Le point sur lequel je suis le plus critique, c’est que souvent en concertation les gens viennent pour un intérêt particulier. Comment réussir à dépasser l’intérêt particulier pour aller vers l’intérêt général ? Je pense que dans nos techniques d’animation, dans nos manières de concerter, il faut être vraiment attentifs à ça.
Aujourd’hui, la société est beaucoup plus cloisonnée, je pense à l’effets des réseaux sociaux qui invitent à rester dans nos bulles et j’ai l’impression que l’entre soi est en train de prendre des proportions très importantes. Maintenant, sur un sujet de débat public, soit on est pour, soit on est contre, quelque soient les groupes. On n’arrive plus trop à entendre les arguments des autres. Et quand on va concerter, discuter, débattre avec quelqu’un qui n’est pas de notre sphère, c’est de moins en moins facile, parce qu’on est persuadés d’avoir raison et que l’autre a tort. La rencontre est de moins en moins évidente.Comment réussir à dépasser l’intérêt particulier pour aller vers l’intérêt général ? (…) Dans nos techniques d’animation, dans nos manières de concerter, il faut être vraiment attentifs à ça.

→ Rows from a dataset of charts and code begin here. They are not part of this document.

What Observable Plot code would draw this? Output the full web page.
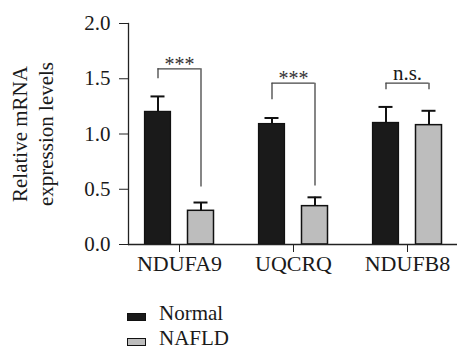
<!DOCTYPE html>
<html><head><meta charset="utf-8">
<script src="https://cdn.jsdelivr.net/npm/d3@7"></script>
<script src="https://cdn.jsdelivr.net/npm/@observablehq/plot@0.6"></script>
<style>
body{margin:0;background:#fff;font-family:"Liberation Serif","Times New Roman",serif;color:#1a1a1a;}
#chart svg{display:block}
#chart svg text{font-family:"Liberation Serif","Times New Roman",serif !important;}
#legend{padding-left:127px;padding-top:1px;font-size:21px;line-height:25px;font-family:"Liberation Serif",serif;}
.row{display:flex;align-items:center;height:25px}
.sw{display:inline-block;width:19px;height:8px;border:1.3px solid #111;box-sizing:border-box;margin-right:13px;position:relative;top:3px}
</style></head><body><div id="chart"></div><div id="legend"></div>
<script>
const genes = ["NDUFA9", "UQCRQ", "NDUFB8"];
const groups = ["Normal", "NAFLD"];
const normalMean = [1.20, 1.09, 1.10];
const normalErr = [0.14, 0.055, 0.145];
const nafldMean = [0.305, 0.347, 1.08];
const nafldErr = [0.075, 0.08, 0.13];
const sigLabels = ["***", "***", "n.s."];
const bracketTop = [1.59, 1.46, 1.46];
const bracketLeftEnd = [1.50, 1.31, 1.40];
const bracketRightEnd = [0.52, 0.53, 1.40];
const groupColors = ["#1a1a1a", "#bdbdbd"];
const yTicks = [0, 0.5, 1, 1.5, 2];

const normal = genes.map((g, i) => ({gene: g, mean: normalMean[i], top: normalMean[i] + normalErr[i]}));
const nafld = genes.map((g, i) => ({gene: g, mean: nafldMean[i], top: nafldMean[i] + nafldErr[i]}));
const sig = genes.map((g, i) => ({gene: g, label: sigLabels[i], top: bracketTop[i], left: bracketLeftEnd[i], right: bracketRightEnd[i]}));

const off = 21.5;
const ink = "#222";
const serif = "Liberation Serif";

const chart = Plot.plot({
  width: 457,
  height: 300,
  marginLeft: 128,
  marginRight: 0,
  marginTop: 23,
  marginBottom: 56,
  style: {fontFamily: serif, fontSize: "21px", color: "#1a1a1a", background: "white"},
  x: {domain: genes, paddingInner: 0.774, paddingOuter: 0.3175},
  y: {domain: [0, 2]},
  marks: [
    Plot.barY(normal, {x: "gene", y: "mean", dx: -off, fill: groupColors[0], stroke: "#111", strokeWidth: 1.2}),
    Plot.barY(nafld, {x: "gene", y: "mean", dx: off, fill: groupColors[1], stroke: "#111", strokeWidth: 1.5}),
    Plot.ruleX(normal, {x: "gene", y1: "mean", y2: "top", dx: -off, stroke: "#111", strokeWidth: 2}),
    Plot.ruleX(nafld, {x: "gene", y1: "mean", y2: "top", dx: off, stroke: "#111", strokeWidth: 2}),
    Plot.tickY(normal, {x: "gene", y: "top", dx: -off, insetLeft: 6, insetRight: 6, stroke: "#111", strokeWidth: 2}),
    Plot.tickY(nafld, {x: "gene", y: "top", dx: off, insetLeft: 6, insetRight: 6, stroke: "#111", strokeWidth: 2}),
    Plot.ruleX(sig, {x: "gene", y1: "left", y2: "top", dx: -off, stroke: "#444", strokeWidth: 1.3}),
    Plot.ruleX(sig, {x: "gene", y1: "right", y2: "top", dx: off, stroke: "#444", strokeWidth: 1.3}),
    Plot.ruleY(sig, {x1: "gene", x2: "gene", y: "top", insetLeft: -(off - 13), insetRight: -(off - 13), stroke: "#444", strokeWidth: 1.3}),
    Plot.text(sig.filter(d => d.label !== "n.s."), {x: "gene", y: "top", text: "label", lineAnchor: "bottom", dy: 2, fontSize: 20, fontFamily: serif, fill: "#333"}),
    Plot.text(sig.filter(d => d.label === "n.s."), {x: "gene", y: "top", text: "label", lineAnchor: "bottom", dy: -3, fontSize: 21, fontFamily: serif, fill: "#1a1a1a"}),
    Plot.ruleY([0], {stroke: ink, strokeWidth: 1.3}),
    Plot.frame({anchor: "left", stroke: ink, strokeWidth: 1.3}),
    Plot.axisY({ticks: yTicks, tickFormat: d3.format(".1f"), tickSize: 9, tickPadding: 9, label: null, fontSize: 21, fontFamily: serif, fontVariant: "normal", stroke: ink}),
    Plot.axisX({tickSize: 8, tickPadding: 3, label: null, fontSize: 22, fontFamily: serif, stroke: ink}),
    Plot.text(["Relative mRNA\nexpression levels"], {text: d => d, frameAnchor: "left", dx: -96.5, rotate: -90, lineHeight: 1.2, lineAnchor: "middle", textAnchor: "middle", fontSize: 21, fontFamily: serif, fill: "#1a1a1a"})
  ]
});
document.getElementById("chart").appendChild(chart);

const legend = document.getElementById("legend");
groups.forEach((g, i) => {
  const row = document.createElement("div");
  row.className = "row";
  const sw = document.createElement("span");
  sw.className = "sw";
  sw.style.background = groupColors[i];
  row.appendChild(sw);
  const t = document.createElement("span");
  t.textContent = g;
  row.appendChild(t);
  legend.appendChild(row);
});
</script></body></html>
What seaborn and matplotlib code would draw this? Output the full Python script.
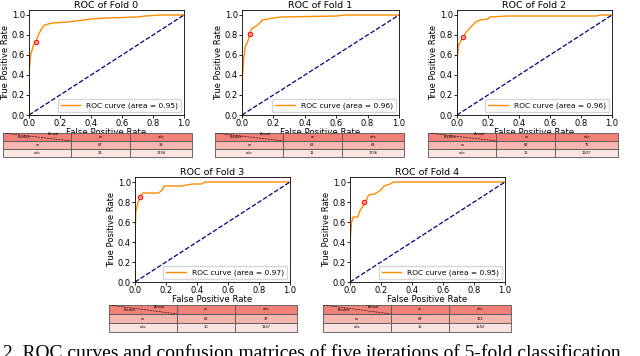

Et du coup le 3DD, c'est l'occasion rêvée de... ?
…de discuter de tous ces sujets-là, au fond. Le 3DD est un espace qui permet de faire rencontrer différents horizons, de discuter des enjeux de fond qui sous-tendent la concertation.
Un mot pour les acteurs et les actrices du réseau ?
Continuez, ne lâchez pas.
Magali Brogi est cheffe de projet à l’office de l’urbanisme, administration cantonale genevoise. Après une formation initiale en sociologie et en économie, elle a étudié la géographie, l’aménagement du territoire et l'urbanisme avant d’exercer en tant qu’urbaniste en France voisine et maintenant à Genève.